Floral resources for the enhancement of the efficacy of Diadegma semiclausum (Helen) (Hymenoptera: Ichneumonidae), a parasitoid of Plutella xylostella (L.) (Lepidoptera: Hyponomeutidae) in broccoli (Brassica oleracea L. var. italica)

Abstract

In this thesis, conservation biological control experiments have been conducted in the broccoli agro-ecosystem in New Zealand, to target the diamondback moth (Plutella xylostella (L.) (Lepidoptera: Hyponomeutidae)) and its key parasitoid Diadegma semiclausum (Helen) (Hymenoptera: Ichneumonidae).

From a suite of flowering plants chosen for their ability in other studies to enhance parasitoid longevity and fecundity, a series of experiments in the laboratory was conducted to determine the plant's effects on the parasitoid and its host. Two plant species were chosen on the basis of their selectivity in favour of the parasitoid's fitness, rather than that of the host. These plants were buckwheat (Fagopyrum esculentum) and phacelia (Phacelia tanacetifolia). Results were compared with other parasitoid-pest systems.

Buckwheat was then studied as a resource subsidy in the field. The effect of the deployment of buckwheat on parasitism rates, physiological state and abundance of the parasitoid at distances from the buckwheat was studied. Parasitism rates were doubled when buckwheat was present in the field, compared with plots with no flowers. Nevertheless, the percentage of parasitoids which had fed on nectar did not differ between flower and non-flower plots.

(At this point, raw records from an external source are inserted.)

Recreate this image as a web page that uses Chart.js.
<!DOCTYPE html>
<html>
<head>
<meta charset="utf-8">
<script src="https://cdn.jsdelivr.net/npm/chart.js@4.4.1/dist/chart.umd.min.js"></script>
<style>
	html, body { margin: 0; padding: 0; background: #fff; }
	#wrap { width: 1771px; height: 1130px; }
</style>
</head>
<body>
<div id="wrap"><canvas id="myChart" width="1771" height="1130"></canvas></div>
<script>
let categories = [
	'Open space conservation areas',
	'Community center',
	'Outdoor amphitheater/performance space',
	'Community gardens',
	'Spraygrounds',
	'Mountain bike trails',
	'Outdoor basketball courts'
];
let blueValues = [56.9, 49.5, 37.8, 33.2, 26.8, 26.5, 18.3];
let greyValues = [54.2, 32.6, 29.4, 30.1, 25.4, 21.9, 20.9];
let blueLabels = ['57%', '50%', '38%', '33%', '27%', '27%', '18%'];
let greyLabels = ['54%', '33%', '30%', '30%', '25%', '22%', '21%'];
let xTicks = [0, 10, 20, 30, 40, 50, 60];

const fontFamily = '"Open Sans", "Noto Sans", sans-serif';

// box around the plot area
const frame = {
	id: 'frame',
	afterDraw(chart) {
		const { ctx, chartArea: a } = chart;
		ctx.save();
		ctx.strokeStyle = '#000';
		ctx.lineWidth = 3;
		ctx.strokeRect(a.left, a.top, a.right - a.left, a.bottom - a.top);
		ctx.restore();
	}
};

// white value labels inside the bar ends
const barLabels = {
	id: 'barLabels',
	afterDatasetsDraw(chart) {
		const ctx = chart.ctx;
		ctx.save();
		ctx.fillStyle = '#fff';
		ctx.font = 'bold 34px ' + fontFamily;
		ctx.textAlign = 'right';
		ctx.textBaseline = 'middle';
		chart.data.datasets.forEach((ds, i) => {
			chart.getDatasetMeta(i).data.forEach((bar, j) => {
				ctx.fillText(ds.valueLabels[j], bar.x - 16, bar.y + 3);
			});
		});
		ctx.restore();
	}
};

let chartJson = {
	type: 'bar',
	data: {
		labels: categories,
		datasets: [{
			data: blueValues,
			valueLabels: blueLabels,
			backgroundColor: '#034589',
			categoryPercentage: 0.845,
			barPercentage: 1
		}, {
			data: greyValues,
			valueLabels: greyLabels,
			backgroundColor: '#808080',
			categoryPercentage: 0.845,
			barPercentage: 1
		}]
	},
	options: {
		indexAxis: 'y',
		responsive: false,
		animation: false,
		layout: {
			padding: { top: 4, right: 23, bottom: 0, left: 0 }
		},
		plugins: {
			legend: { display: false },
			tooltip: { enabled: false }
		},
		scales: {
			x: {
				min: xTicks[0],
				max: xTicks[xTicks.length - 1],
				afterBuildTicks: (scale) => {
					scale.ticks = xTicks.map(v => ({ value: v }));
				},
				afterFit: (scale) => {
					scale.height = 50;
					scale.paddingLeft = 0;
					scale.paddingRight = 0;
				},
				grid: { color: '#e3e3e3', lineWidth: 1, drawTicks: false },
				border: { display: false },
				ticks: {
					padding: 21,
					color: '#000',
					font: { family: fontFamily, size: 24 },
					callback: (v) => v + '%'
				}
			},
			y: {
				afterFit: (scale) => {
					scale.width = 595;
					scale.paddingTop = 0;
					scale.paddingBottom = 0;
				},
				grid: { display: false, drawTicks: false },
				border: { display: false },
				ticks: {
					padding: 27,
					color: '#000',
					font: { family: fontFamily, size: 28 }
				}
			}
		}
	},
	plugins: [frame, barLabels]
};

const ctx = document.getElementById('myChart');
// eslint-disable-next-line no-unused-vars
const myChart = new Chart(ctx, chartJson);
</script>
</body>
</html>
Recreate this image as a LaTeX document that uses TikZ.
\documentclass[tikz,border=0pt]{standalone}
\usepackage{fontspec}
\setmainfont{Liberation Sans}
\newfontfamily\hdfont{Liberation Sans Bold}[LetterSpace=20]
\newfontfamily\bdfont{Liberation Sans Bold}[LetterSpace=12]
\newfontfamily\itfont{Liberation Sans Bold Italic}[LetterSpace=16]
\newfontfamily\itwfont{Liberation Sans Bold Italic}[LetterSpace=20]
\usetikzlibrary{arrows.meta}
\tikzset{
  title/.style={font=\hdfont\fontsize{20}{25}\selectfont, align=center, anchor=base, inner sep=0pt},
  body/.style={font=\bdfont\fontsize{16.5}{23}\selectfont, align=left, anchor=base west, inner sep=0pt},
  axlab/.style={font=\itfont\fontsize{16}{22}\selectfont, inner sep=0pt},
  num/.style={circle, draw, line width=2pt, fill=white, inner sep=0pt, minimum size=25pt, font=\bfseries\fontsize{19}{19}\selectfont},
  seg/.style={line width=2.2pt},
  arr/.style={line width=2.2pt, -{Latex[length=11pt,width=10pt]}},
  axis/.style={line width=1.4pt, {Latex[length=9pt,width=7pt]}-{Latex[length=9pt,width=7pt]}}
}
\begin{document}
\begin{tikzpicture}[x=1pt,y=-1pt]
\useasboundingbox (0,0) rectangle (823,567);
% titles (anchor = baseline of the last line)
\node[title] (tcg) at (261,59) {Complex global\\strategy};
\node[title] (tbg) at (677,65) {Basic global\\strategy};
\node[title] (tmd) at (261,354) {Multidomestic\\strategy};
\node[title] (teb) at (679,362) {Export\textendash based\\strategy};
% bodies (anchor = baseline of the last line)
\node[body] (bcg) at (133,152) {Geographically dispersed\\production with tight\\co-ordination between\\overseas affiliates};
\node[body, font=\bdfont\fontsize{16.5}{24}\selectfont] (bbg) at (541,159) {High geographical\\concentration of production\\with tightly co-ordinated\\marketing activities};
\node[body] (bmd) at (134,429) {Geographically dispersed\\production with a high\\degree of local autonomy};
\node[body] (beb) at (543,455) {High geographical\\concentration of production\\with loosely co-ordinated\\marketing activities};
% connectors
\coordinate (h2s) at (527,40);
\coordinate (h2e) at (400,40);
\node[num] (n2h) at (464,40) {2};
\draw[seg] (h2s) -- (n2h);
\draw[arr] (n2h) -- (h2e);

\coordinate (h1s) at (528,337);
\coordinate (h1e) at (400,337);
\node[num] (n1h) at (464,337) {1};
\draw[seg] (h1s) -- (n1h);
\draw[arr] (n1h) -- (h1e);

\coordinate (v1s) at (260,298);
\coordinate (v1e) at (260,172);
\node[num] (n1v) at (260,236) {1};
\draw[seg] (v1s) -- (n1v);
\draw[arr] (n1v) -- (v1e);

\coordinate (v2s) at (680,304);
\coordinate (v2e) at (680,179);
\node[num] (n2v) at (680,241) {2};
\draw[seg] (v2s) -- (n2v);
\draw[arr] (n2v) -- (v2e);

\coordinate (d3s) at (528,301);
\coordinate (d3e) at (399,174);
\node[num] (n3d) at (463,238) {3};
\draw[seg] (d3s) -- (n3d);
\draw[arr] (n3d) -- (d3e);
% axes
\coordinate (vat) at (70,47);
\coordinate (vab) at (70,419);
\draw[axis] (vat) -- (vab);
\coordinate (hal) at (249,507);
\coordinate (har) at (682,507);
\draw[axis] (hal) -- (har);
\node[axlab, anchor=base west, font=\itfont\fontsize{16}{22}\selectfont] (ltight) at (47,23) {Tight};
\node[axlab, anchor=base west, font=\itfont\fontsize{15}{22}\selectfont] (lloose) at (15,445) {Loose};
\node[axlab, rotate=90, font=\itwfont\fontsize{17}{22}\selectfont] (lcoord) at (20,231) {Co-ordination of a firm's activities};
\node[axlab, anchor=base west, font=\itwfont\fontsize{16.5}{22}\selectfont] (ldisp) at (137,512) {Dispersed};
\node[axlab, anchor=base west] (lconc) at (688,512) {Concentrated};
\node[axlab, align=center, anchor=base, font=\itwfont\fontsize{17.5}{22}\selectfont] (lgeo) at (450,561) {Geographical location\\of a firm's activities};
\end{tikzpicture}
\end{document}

The need for studying parasitoid movement and the associated use of markers was apparent from the field studies. Therefore, the need for effective marking and tracking techniques for studying predator and parasitoid movement was reviewed. The usefulness and limitations of marking and tracking techniques for predator and parasitoid studies was analysed. Aspects of predator and parasitoid movement are relevant to the role refugia could play in influencing, via natural enemy movements, a reduction in pest populations. Following this review, a more detailed one was conducted to determine the most promising techniques to study movement for habitat manipulation and conservation biological control studies. From the possible techniques, rubidium, a trace element was chosen to study movement after feeding on nectar of buckwheat. The marker proved useful in the field to confirm nectar feeding and movement of D. semiclausum after feeding on nectar of rubidium-sprayed buckwheat plants. Although results suggested that the parasitoids moved up to 80 m in a short period of time, parasitism rates were lower in a non-flower plot separated from a flower plot by just 60 m. It seemed clear that mobility studies alone would not give an indication of the spatial arrangement to follow in order to produce enhanced parasitism rates.

Finally, the behaviour of fed and unfed parasitoids in the laboratory was studied to determine if searching behaviour could be enhanced after patch encounter. D. semiclausum spent a considerable amount of time displaying characteristic behaviours related to active searching, irrespective of the treatment. This suggests that well-fed parasitoids do not search more actively for hosts once they encounter a host-patch. However, whether the parasitoid in the field would search for more host patches and therefore parasitise more hosts when fed, as has been suggested in the literature, needs further consideration.

It is clear from the results of this study and others that careful laboratory screening can increase the chances of success in conservation biological control. Further studies should not only consider the use of selective resources, but the role of these in the pattern of movement and parasitism of the parasitoid. The use of selective resource subsidies in the broccoli system can increase parasitism rates, therefore constituting an important tool to help manage P. xylostella in these conditions.